Un excédent commercial de 20 milliards d'euros, 3,5 % de chômage... Il y a bien un miracle suisse, qui séduit de plus en plus d'Européens.
L'insolente santé de l'économie suisse attire les travailleurs étrangers. © Photononstop / AFP
Au moment où la France se rassure en constatant que son déficit commercial s'est réduit de 6 milliards d'euros l'année dernière, pour ne plus être que de 61,2 milliards, la petite Suisse annonce sans flonflons un excédent commercial de 19,5 milliards d'euros (23,9 milliards de francs suisses). Rien d'exceptionnel pour les Helvètes, le pays dégageait l'année précédente un excédent de 23,8 milliards de francs.
Dans le détail, les exportations suisses dans le secteur des denrées alimentaires et des boissons enregistrent une progression de 7,1 %, l'industrie des matières plastiques de 6,2 %, la chimie et la pharmacie de 2,5 %, enfin l'horlogerie de 1,9 %. Preuve que la Confédération ne doit pas sa bonne fortune qu'aux banques et à l'argent gris ou noir.
Plus d'industries qu'en France
Mais aussi à ses leaders mondiaux comme Nestlé dans l'agroalimentaire, Novartis et Roche dans les médicaments, Glencore dans le négoce, Logitech dans l'informatique.
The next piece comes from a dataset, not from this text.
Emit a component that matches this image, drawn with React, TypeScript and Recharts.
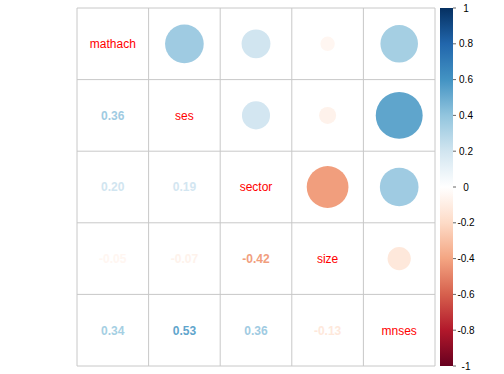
import React from "react";
import {
  ScatterChart,
  Scatter,
  XAxis,
  YAxis,
  ZAxis,
  Cell,
  ReferenceLine,
  ReferenceArea,
} from "recharts";

const variables = ["mathach", "ses", "sector", "size", "mnses"];
const mathachRow = [1, 0.36, 0.2, -0.05, 0.34];
const sesRow = [0.36, 1, 0.19, -0.07, 0.53];
const sectorRow = [0.2, 0.19, 1, -0.42, 0.36];
const sizeRow = [-0.05, -0.07, -0.42, 1, -0.13];
const mnsesRow = [0.34, 0.53, 0.36, -0.13, 1];
const corrRows = [mathachRow, sesRow, sectorRow, sizeRow, mnsesRow];
const colorbarTicks = [-1, -0.8, -0.6, -0.4, -0.2, 0, 0.2, 0.4, 0.6, 0.8, 1];
const paletteStops = [
  "#67001F", "#B2182B", "#D6604D", "#F4A582", "#FDDBC7", "#FFFFFF",
  "#D1E5F0", "#92C5DE", "#4393C3", "#2166AC", "#053061",
];

const hex2rgb = (h: string) => [
  parseInt(h.slice(1, 3), 16),
  parseInt(h.slice(3, 5), 16),
  parseInt(h.slice(5, 7), 16),
];
const corrColor = (v: number) => {
  const pos = ((v + 1) / 2) * (paletteStops.length - 1);
  const i = Math.min(Math.floor(pos), paletteStops.length - 2);
  const t = pos - i;
  const a = hex2rgb(paletteStops[i]);
  const b = hex2rgb(paletteStops[i + 1]);
  const c = a.map((x, k) => Math.round(x + (b[k] - x) * t));
  return `rgb(${c[0]},${c[1]},${c[2]})`;
};

const n = variables.length;
const CELL = 71.6;
const X_MAX = 376 / CELL;
const CB_X1 = (440 - 77) / CELL;
const FONT = "'Liberation Sans', Arial, sans-serif";

const circleData: any[] = [];
const numberData: any[] = [];
const nameData: any[] = [];
corrRows.forEach((row, r) => {
  row.forEach((v, c) => {
    const pt = { x: c + 0.5, y: n - r - 0.5, v, abs: Math.abs(v) };
    if (c > r) circleData.push(pt);
    else if (c < r) numberData.push(pt);
    else nameData.push({ ...pt, name: variables[r] });
  });
});
const tickData = colorbarTicks.map((t) => ({ x: X_MAX, y: t, abs: 0 }));

const NumberShape = (p: any) => (
  <text
    x={p.cx}
    y={p.cy}
    dy="0.36em"
    textAnchor="middle"
    fontFamily={FONT}
    fontSize={12}
    fontWeight="bold"
    fill={corrColor(p.payload.v)}
  >
    {p.payload.v.toFixed(2)}
  </text>
);

const NameShape = (p: any) => (
  <text
    x={p.cx}
    y={p.cy}
    dy="0.36em"
    textAnchor="middle"
    fontFamily={FONT}
    fontSize={12}
    fill="#FF0000"
  >
    {p.payload.name}
  </text>
);

const TickShape = (p: any) => (
  <g>
    <line x1={p.cx} x2={p.cx + 3} y1={p.cy} y2={p.cy} stroke="#666" strokeWidth={1} />
    <text
      x={p.cx + 13}
      y={p.cy}
      dy="0.36em"
      textAnchor="middle"
      fontFamily={FONT}
      fontSize={10}
      fill="#000"
    >
      {String(p.payload.y)}
    </text>
  </g>
);

export default function App() {
  const gridLines = Array.from({ length: n + 1 }, (_, k) => k);
  return (
    <div style={{ position: "absolute", top: 0, left: 0 }}>
      <svg width={0} height={0} style={{ position: "absolute" }}>
        <defs>
          <linearGradient id="cbgrad" x1="0" y1="0" x2="0" y2="1">
            {paletteStops
              .slice()
              .reverse()
              .map((c, i) => (
                <stop key={i} offset={i / (paletteStops.length - 1)} stopColor={c} />
              ))}
          </linearGradient>
        </defs>
      </svg>
      <ScatterChart
        width={504}
        height={374}
        margin={{ top: 8, right: 51, bottom: 8, left: 77 }}
      >
        <XAxis type="number" dataKey="x" domain={[0, X_MAX]} hide />
        <YAxis type="number" dataKey="y" domain={[0, n]} hide />
        <YAxis yAxisId="cb" type="number" dataKey="y" domain={[-1, 1]} hide />
        <ZAxis type="number" dataKey="abs" domain={[0, 1]} range={[0, Math.PI * Math.pow(0.45 * CELL, 2)]} />
        <ReferenceArea
          yAxisId="cb"
          x1={CB_X1}
          x2={X_MAX}
          y1={-1}
          y2={1}
          fill="url(#cbgrad)"
          fillOpacity={1}
          stroke="none"
          ifOverflow="visible"
        />
        {gridLines.map((k) => (
          <ReferenceLine
            key={"v" + k}
            segment={[{ x: k, y: 0 }, { x: k, y: n }]}
            stroke="#C8C8C8"
            strokeWidth={1}
          />
        ))}
        {gridLines.map((k) => (
          <ReferenceLine
            key={"h" + k}
            segment={[{ x: 0, y: k }, { x: n, y: k }]}
            stroke="#C8C8C8"
            strokeWidth={1}
          />
        ))}
        <Scatter data={circleData} shape="circle" isAnimationActive={false}>
          {circleData.map((d, i) => (
            <Cell key={i} fill={corrColor(d.v)} />
          ))}
        </Scatter>
        <Scatter data={numberData} shape={<NumberShape />} isAnimationActive={false} />
        <Scatter data={nameData} shape={<NameShape />} isAnimationActive={false} />
        <Scatter yAxisId="cb" data={tickData} shape={<TickShape />} isAnimationActive={false} />
      </ScatterChart>
    </div>
  );
}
Sans oublier les grands groupes horlogers, Richemont (8,3 milliards d'euros de chiffre d'affaires et 26 000 employés), Swatch (6,5 milliards de chiffre d'affaires et 30 000 salariés) ou encore Rolex.
La carte postale d'une Suisse pépère, avec ses vaches et ses sommets enneigés, ne tient pas. L'industrie entre à hauteur de 22 % dans le produit intérieur brut (PIB), contre 15 % pour la France. Grâce aussi à des milliers de petites et moyennes entreprises qui emploient 67 % des salariés. Certes, il est plus enviable d'être patron à Neuchâtel que de l'autre côté du Jura. La Suisse est toujours à 42 heures hebdomadaires, à quatre semaines de congés payés par an, à la retraite à 65 ans pour les hommes et 64 pour les femmes.
Salaire médian à 4 300 euros
Ajoutez que les cotisations patronales ne dépassent pas 15 % sur les fiches de paie et que les ouvriers ont rayé les mots "grève" et "contestation" de leur vocabulaire. Enfin, les cantons ne se bousculent pas pour augmenter les impôts, ils auraient même tendance à les baisser, comme Zoug ou Schwyz. Quant au budget de la Confédération, il affiche même un excédent !
De leur côté, les salariés s'y retrouvent aussi. Le salaire médian atteint 4 300 euros en Suisse, contre moins de 1 800 euros dans l'Hexagone. Le taux de chômage n'est que de 3,5 %. Motif ? Selon le département Recherche macroéconomique : "En Suisse, même les personnes moins productives sont intégrées au marché du travail, ce qui fait baisser la productivité moyenne, tout en maintenant le taux de chômage à un niveau bas."
Mieux payer les chercheurs que les footballeurs
Le mensuel Capital, qui consacrait en décembre dernier un dossier à la Suisse, donne la parole à Dominique Foray, débauché de Paris-Dauphine pour prendre la tête de la chaire d'économie de l'innovation de l'École polytechnique fédérale de Lausanne (EPFL) : "La Suisse est le seul pays qui paie mieux ses profs chercheurs que ses footballeurs." Certains professeurs d'université perçoivent plus de 18 000 euros par mois. Plus modestement, une caissière de supermarché débute à 3 200 euros. La gauche estime qu'aucun salarié ne devrait percevoir moins.
Doit-on vraiment s'étonner que les étrangers, Allemands, Français, Italiens, Autrichiens, se pressent pour travailler dans ce pays de cocagne, soit comme résidents, soit comme frontaliers ? À la limite, pourquoi n'y en a-t-il pas plus de 80 000 par an ? Contrairement à ce que prétend l'Union démocratique du centre (UDC), à l'origine de l'"initiative" contre l'immigration massive, la libre circulation n'a pas fait venir des hordes de profiteurs de l'aide sociale. Le taux des Européens assistés n'est que de 3,1 %, contre 2,2 % pour les Suisses.